Temperatures across the Arctic have been rising substantially in recent decades as a result of the buildup of greenhouse gases in Earth’s atmosphere, the researchers said.
Previous studies by CU-Boulder scientists in Greenland found temperatures on the ice sheet have climbed 7 degrees Fahrenheit since 1991.

Despite all this “unprecedented” heat in the Arctic region, supposedly the tropics will be the first area to get smacked hard by climate change. Another study earlier this month raised alarms about the speed of change on the equator and thereabouts.

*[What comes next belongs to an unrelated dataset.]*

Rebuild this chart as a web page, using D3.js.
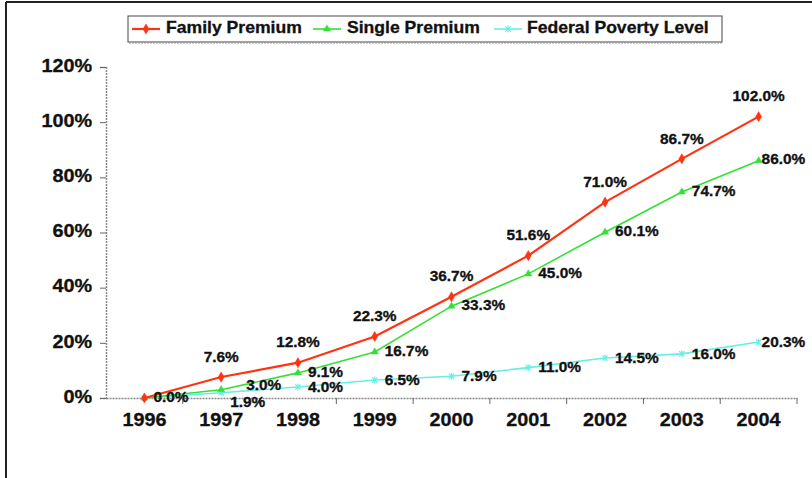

Published in Nature, the report concluded: Unprecedented climates will occur earliest in the tropics and among low-income countries, highlighting the vulnerability of global biodiversity and the limited governmental capacity to respond to the impacts of climate change.
Soon, the consequences for all humanity.
From the LA Times:

“Regardless of the scenario, changes will be coming soon,” said Camilo Mora, an assistant professor of geography at the University of Hawaii, Manoa, and the study’s lead author.
“Within my generation, whatever climate we were used to will be a thing of the past.”

History has finally caught up with us.